La scène semblait relativement simple à réaliser. Après un bref dialogue suivi d'un baiser passionné, la passagère descend de voiture, et le conducteur démarre, puis s'engage dans la rue Franklin. Cela aurait été un jeu d'enfant, si seulement le jeune homme au volant avait su conduire.

Les maladresses de Francis Ducharme, l'apprenti pilote en question, ont bien fait rigoler l'équipe technique et les journalistes invités sur le plateau de tournage du nouveau film de Sophie Deraspe, mardi. De fait, personne n'avait songé à demander à l'acteur s'il possédait un permis de conduire en règle avant de l'engager. Le pauvre, il partait visiblement de loin. Après quelques échecs assez humiliants, il a quand même fini par saisir le principe.

Dur, dur, le tournage extérieur en hiver. Pour une séquence d'une minute, comptez facilement deux ou trois heures de travail. Le thermomètre avait beau marquer un «confortable» 12 degrés au dessous de zéro, l'humidité de l'air finissait par traverser l'épaisseur des vêtements. Avec le petit vent froid qui s'insinuait traîtreusement dans les rues étroites du quartier Saint-Sauveur, vous étiez tôt ou tard transi. Pour compliquer encore la situation, voilà le vieux tacot loué pour tourner la scène qui refuse de démarrer!

La patience et la résistance affichées par l'équipe tranchaient décidément avec l'irritation d'un automobiliste soi-disant pressé qui pestait de devoir patienter 30 secondes au coin du boulevard Langelier. Alors que la voie était de nouveau libre, l'homme en colère a pris le temps de descendre de voiture pour engueuler les techniciens.

 

L'incident n'a pas affecté outre mesure le cours des opérations. Entre la direction des acteurs et le maniement de la caméra, Sophie Deraspe n'a guère le temps de faire attention à ce genre de détail. Au fond, cela fait partie du jeu. «J'aime beaucoup Québec, surtout ses quartiers populaires, là où les gens vivent. Ils ont quelque chose de singulier», dira un peu plus tard la réalisatrice lors d'une rencontre autour d'une bonne soupe bien chaude. Les rues de Saint-Roch et de Saint-Sauveur, où les genres les plus différents se côtoient, ont à ses yeux un charme peu commun. «Les façades donnent directement sur le trottoir. On ne voit aucun arbre dans les rues, que des poteaux. Je trouve que ça a un côté western.»

Budget de 1,1 million $

La cinéaste de 35 ans a grandi aux Îles-de-la-Madeleine et à Rimouski. Elle détient un diplôme en cinéma de l'Université de Montréal. Le film qu'elle tourne en partie à Québec est son deuxième long métrage. Il s'intitule provisoirement Signes vitaux. «Je fais du cinéma de fiction qui tend à se rapprocher du documentaire, explique celle qui a assisté Philippe Falardeau à la réalisation de La moitié gauche du frigo. J'aime la surprise, les conditions incontrôlées, la spontanéité.»

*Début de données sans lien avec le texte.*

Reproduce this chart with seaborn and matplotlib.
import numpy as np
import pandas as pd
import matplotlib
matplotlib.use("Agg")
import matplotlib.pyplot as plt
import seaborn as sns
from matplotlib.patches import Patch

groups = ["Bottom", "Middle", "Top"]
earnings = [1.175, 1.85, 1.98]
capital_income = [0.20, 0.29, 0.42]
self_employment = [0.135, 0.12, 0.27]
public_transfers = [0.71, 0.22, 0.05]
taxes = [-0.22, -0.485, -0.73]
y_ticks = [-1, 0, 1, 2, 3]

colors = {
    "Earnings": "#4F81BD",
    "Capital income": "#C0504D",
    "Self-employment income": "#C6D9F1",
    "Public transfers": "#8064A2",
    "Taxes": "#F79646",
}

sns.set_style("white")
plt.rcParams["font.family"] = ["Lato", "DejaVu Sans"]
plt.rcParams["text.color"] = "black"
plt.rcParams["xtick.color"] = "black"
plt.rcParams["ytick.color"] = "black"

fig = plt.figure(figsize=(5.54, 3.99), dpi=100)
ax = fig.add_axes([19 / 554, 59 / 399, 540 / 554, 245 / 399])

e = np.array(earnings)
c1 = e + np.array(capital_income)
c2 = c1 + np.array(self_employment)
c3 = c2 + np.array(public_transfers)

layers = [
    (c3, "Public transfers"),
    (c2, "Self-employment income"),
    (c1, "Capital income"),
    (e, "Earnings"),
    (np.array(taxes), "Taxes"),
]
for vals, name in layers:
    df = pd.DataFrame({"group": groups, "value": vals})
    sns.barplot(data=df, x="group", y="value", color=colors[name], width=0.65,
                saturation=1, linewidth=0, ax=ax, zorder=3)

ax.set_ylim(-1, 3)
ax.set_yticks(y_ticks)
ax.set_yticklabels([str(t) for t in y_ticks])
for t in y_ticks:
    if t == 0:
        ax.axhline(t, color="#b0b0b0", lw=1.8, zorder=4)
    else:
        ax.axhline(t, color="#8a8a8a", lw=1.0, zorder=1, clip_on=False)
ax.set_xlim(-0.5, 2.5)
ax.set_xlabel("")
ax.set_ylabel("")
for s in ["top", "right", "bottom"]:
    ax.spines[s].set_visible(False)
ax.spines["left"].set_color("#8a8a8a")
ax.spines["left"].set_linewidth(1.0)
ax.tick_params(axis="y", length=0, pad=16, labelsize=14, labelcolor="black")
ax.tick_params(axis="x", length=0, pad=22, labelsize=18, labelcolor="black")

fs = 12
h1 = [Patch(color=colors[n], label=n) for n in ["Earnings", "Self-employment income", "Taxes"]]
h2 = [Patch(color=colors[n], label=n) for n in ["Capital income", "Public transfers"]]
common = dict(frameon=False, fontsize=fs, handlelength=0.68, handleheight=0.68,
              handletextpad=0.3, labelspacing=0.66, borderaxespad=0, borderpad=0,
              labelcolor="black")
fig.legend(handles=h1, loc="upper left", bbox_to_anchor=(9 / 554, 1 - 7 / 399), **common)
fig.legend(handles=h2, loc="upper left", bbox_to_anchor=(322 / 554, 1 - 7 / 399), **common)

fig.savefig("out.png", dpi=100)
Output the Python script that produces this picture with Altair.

Signes vitaux se déroule dans le milieu des soins palliatifs. Il met en vedette Marie-Hélène Bellavance. Cette jeune artiste qui, dans la vraie vie, pratique les arts visuels et la danse contemporaine n'avait aucune expérience en art dramatique avant que Sophie Deraspe lui propose le rôle. «Elle m'a tout de suite intéressée par sa beauté, sa lumière, sa photogénie», fait valoir cette dernière.

Simone, le personnage principal, éprouve de la difficulté à nouer des relations profondes avec les gens, sinon avec ceux qui n'en ont plus pour très longtemps à vivre. Des gens comme Mme Perrin, interprétée par Danielle Ouimet. Son problème existentiel refait surface lorsque débarque dans sa vie Boris, un ancien petit ami qu'incarne le comédien Francis Ducharme, le conducteur en herbe de tout à l'heure.   

Signes vitaux est produit par Les Films Siamois à partir d'un budget de 1,1 million $ et a été tourné en 23 jours, dont six passés à Québec. Sa sortie est prévue à l'automne.